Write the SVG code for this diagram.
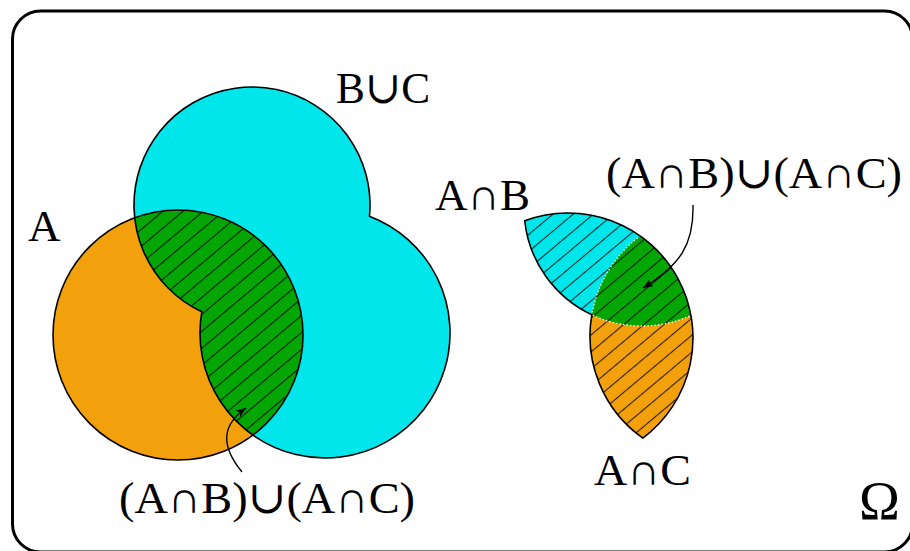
<svg xmlns="http://www.w3.org/2000/svg" width="910" height="551" viewBox="0 0 910 551">
<defs>
<style>
.lbl{font-family:"Liberation Serif","DejaVu Serif",serif;font-size:45px;fill:#000}
.out{fill:none;stroke:#000;stroke-width:1.6}
.dot{fill:none;stroke:#fff;stroke-width:1.3;stroke-dasharray:1.3 2.2}
.arr{fill:none;stroke:#000;stroke-width:1.4;marker-end:url(#ah)}
.cy{fill:#00e6ea}
.or{fill:#f2a00c}
.gr{fill:#03a603}
</style>
<pattern id="hatch" patternUnits="userSpaceOnUse" width="13" height="13" patternTransform="rotate(-40)">
<line x1="-1" y1="6.5" x2="14" y2="6.5" stroke="#000" stroke-width="1.1" stroke-opacity="0.8"/>
</pattern>
<marker id="ah" markerUnits="userSpaceOnUse" markerWidth="12" markerHeight="10" refX="10" refY="4" orient="auto">
<path d="M0,0 L10,4 L0,8 L2.5,4 Z" fill="#000"/>
</marker>
<clipPath id="cA"><circle cx="178" cy="335" r="125"/></clipPath>
<clipPath id="cB"><circle cx="252" cy="205" r="118"/></clipPath>
<clipPath id="cC"><circle cx="325" cy="333" r="125"/></clipPath>
<path id="lensAll" d="M134.689,217.743 A125,125 0 0 1 252.875,435.093 A125,125 0 0 1 201.812,311.794 A118,118 0 0 1 134.689,217.743 Z"/>
</defs>
<rect width="910" height="551" fill="#fff"/>
<g id="omega">
<rect x="12.5" y="11" width="900" height="541" rx="28" fill="none" stroke="#000" stroke-width="3"/>
</g>
<g id="B-union-C">
<circle class="cy" cx="252" cy="205" r="118"/>
<circle class="cy" cx="325" cy="333" r="125"/>
</g>
<g id="set-A">
<circle class="or" cx="178" cy="335" r="125"/>
</g>
<g id="A-cap-BuC">
<use href="#lensAll" class="gr"/>
<use href="#lensAll" fill="url(#hatch)"/>
</g>
<g id="outlines-left">
<path class="out" d="M369.468,216.178 A118,118 0 1 0 201.812,311.794 A125,125 0 1 0 369.468,216.178 Z"/>
<circle class="out" cx="178" cy="335" r="125"/>
</g>
<g id="right-figure" transform="translate(390,3)">
<g id="AcapB" clip-path="url(#cA)"><circle class="cy" cx="252" cy="205" r="118"/></g>
<g id="AcapC" clip-path="url(#cA)"><circle class="or" cx="325" cy="333" r="125"/></g>
<g id="AcapBcapC" clip-path="url(#cA)"><g clip-path="url(#cC)"><circle class="gr" cx="252" cy="205" r="118"/></g></g>
<use href="#lensAll" fill="url(#hatch)"/>
<g clip-path="url(#cA)"><g clip-path="url(#cB)"><circle class="dot" cx="325" cy="333" r="125"/></g></g>
<g clip-path="url(#cA)"><g clip-path="url(#cC)"><circle class="dot" cx="252" cy="205" r="118"/></g></g>
<use href="#lensAll" class="out"/>
</g>
<g id="connectors">
<path class="arr" d="M242,472 C220,445 222,425 246,408"/>
<path class="arr" d="M693,205 C694,245 680,265 643,288"/>
</g>
<g id="labels">
<text class="lbl" x="336" y="103" textLength="94" lengthAdjust="spacingAndGlyphs">B∪C</text>
<text class="lbl" x="28" y="241">A</text>
<text class="lbl" x="435" y="210" textLength="95" lengthAdjust="spacingAndGlyphs">A∩B</text>
<text class="lbl" x="606" y="188" textLength="296" lengthAdjust="spacingAndGlyphs">(A∩B)∪(A∩C)</text>
<text class="lbl" x="594" y="485" textLength="97" lengthAdjust="spacingAndGlyphs">A∩C</text>
<text class="lbl" x="119" y="513" textLength="296" lengthAdjust="spacingAndGlyphs">(A∩B)∪(A∩C)</text>
<text class="lbl" x="859" y="519" style="font-size:55px">Ω</text>
</g>
</svg>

· · · · ·

SET TASK — Send back the data above word for word, with the pictures left out.

COMPLETE RESPONSE —
Write the SVG code for this diagram.
<svg xmlns="http://www.w3.org/2000/svg" width="910" height="551" viewBox="0 0 910 551">
<defs>
<style>
.lbl{font-family:"Liberation Serif","DejaVu Serif",serif;font-size:45px;fill:#000}
.out{fill:none;stroke:#000;stroke-width:1.6}
.dot{fill:none;stroke:#fff;stroke-width:1.3;stroke-dasharray:1.3 2.2}
.arr{fill:none;stroke:#000;stroke-width:1.4;marker-end:url(#ah)}
.cy{fill:#00e6ea}
.or{fill:#f2a00c}
.gr{fill:#03a603}
</style>
<pattern id="hatch" patternUnits="userSpaceOnUse" width="13" height="13" patternTransform="rotate(-40)">
<line x1="-1" y1="6.5" x2="14" y2="6.5" stroke="#000" stroke-width="1.1" stroke-opacity="0.8"/>
</pattern>
<marker id="ah" markerUnits="userSpaceOnUse" markerWidth="12" markerHeight="10" refX="10" refY="4" orient="auto">
<path d="M0,0 L10,4 L0,8 L2.5,4 Z" fill="#000"/>
</marker>
<clipPath id="cA"><circle cx="178" cy="335" r="125"/></clipPath>
<clipPath id="cB"><circle cx="252" cy="205" r="118"/></clipPath>
<clipPath id="cC"><circle cx="325" cy="333" r="125"/></clipPath>
<path id="lensAll" d="M134.689,217.743 A125,125 0 0 1 252.875,435.093 A125,125 0 0 1 201.812,311.794 A118,118 0 0 1 134.689,217.743 Z"/>
</defs>
<rect width="910" height="551" fill="#fff"/>
<g id="omega">
<rect x="12.5" y="11" width="900" height="541" rx="28" fill="none" stroke="#000" stroke-width="3"/>
</g>
<g id="B-union-C">
<circle class="cy" cx="252" cy="205" r="118"/>
<circle class="cy" cx="325" cy="333" r="125"/>
</g>
<g id="set-A">
<circle class="or" cx="178" cy="335" r="125"/>
</g>
<g id="A-cap-BuC">
<use href="#lensAll" class="gr"/>
<use href="#lensAll" fill="url(#hatch)"/>
</g>
<g id="outlines-left">
<path class="out" d="M369.468,216.178 A118,118 0 1 0 201.812,311.794 A125,125 0 1 0 369.468,216.178 Z"/>
<circle class="out" cx="178" cy="335" r="125"/>
</g>
<g id="right-figure" transform="translate(390,3)">
<g id="AcapB" clip-path="url(#cA)"><circle class="cy" cx="252" cy="205" r="118"/></g>
<g id="AcapC" clip-path="url(#cA)"><circle class="or" cx="325" cy="333" r="125"/></g>
<g id="AcapBcapC" clip-path="url(#cA)"><g clip-path="url(#cC)"><circle class="gr" cx="252" cy="205" r="118"/></g></g>
<use href="#lensAll" fill="url(#hatch)"/>
<g clip-path="url(#cA)"><g clip-path="url(#cB)"><circle class="dot" cx="325" cy="333" r="125"/></g></g>
<g clip-path="url(#cA)"><g clip-path="url(#cC)"><circle class="dot" cx="252" cy="205" r="118"/></g></g>
<use href="#lensAll" class="out"/>
</g>
<g id="connectors">
<path class="arr" d="M242,472 C220,445 222,425 246,408"/>
<path class="arr" d="M693,205 C694,245 680,265 643,288"/>
</g>
<g id="labels">
<text class="lbl" x="336" y="103" textLength="94" lengthAdjust="spacingAndGlyphs">B∪C</text>
<text class="lbl" x="28" y="241">A</text>
<text class="lbl" x="435" y="210" textLength="95" lengthAdjust="spacingAndGlyphs">A∩B</text>
<text class="lbl" x="606" y="188" textLength="296" lengthAdjust="spacingAndGlyphs">(A∩B)∪(A∩C)</text>
<text class="lbl" x="594" y="485" textLength="97" lengthAdjust="spacingAndGlyphs">A∩C</text>
<text class="lbl" x="119" y="513" textLength="296" lengthAdjust="spacingAndGlyphs">(A∩B)∪(A∩C)</text>
<text class="lbl" x="859" y="519" style="font-size:55px">Ω</text>
</g>
</svg>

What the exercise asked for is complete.